IV. Government’s solution: Islamisation of Sciences
The supposed reason for Khamenei’s assertion that social sciences induce disbelief in Islamic culture, is that the sciences are based on Western materialistic (humanistic and secular) philosophy and studying at the universities causes doubt, suspicion and discord in the fundamental grounds of the Islamic system and the revolution. This analysis provides the ideological establishment of a soft combat with another enemy: Humanities and Social Sciences. The suppression of humanities and social sciences happened during the Cultural Revolution in 1980, so they believe they can do it again. However, the Iranian attempt at a second Cultural Revolution that aims to Islamize education and Humanities and Social Sciences is a useless effort, because unlike Islam, science is not a religion that can be ideologised.

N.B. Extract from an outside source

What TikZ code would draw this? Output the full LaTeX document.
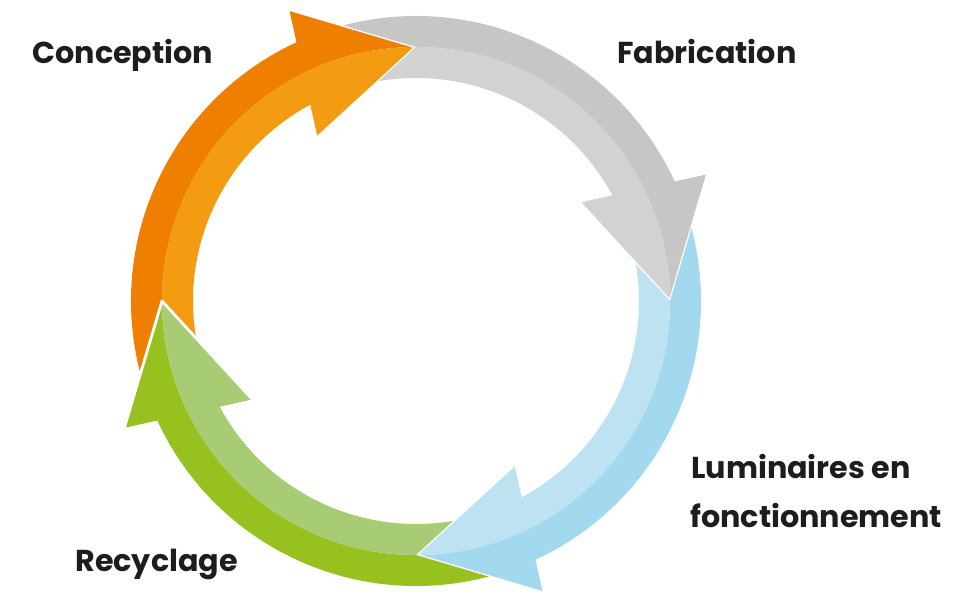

Meanwhile many policies have been made. Several lecturers in Humanities and Social Sciences have been purged and discharged from the universities, and books have been rewritten with elimination of the ancient history of Persian Kingdom-dynasty, which makes place for Islamic history. Clerics are being appointed in all schools to impart religious values, and to propagate a culture of “altruism and martyrdom’’. In the end, this project will fail because eliminating or restricting Humanities and Social Sciences will not limit questioning and rebellion in the name of political ideologies

Conclusion
Advanced communication technologies, especially the Internet and its democratic power to make information accessible, make it possible to stay connected with everyone in the world. Through mediums of dialogue, such as the internet, young Iranians obtain knowledge about the institutionalized liberal democratic values of the West. In time, it will lead to adaptation of these values that could incrementally establish a democratic Iran. This new generation of liberal democrats would perceive the institutionalization of their values as their main objective, raising that priority higher than Iran’s nuclear program. Due to this development, the threat of a nuclear Iran would diminish.

The solution is right under our nose, yet we are searching far and wide for it. As a Persian mystical poet Rumi said it wisely in the 13th-century: Ab dar kooze O Ma Teshne laban migardim, Water is in the jug, yet we are wandering around with parched lips.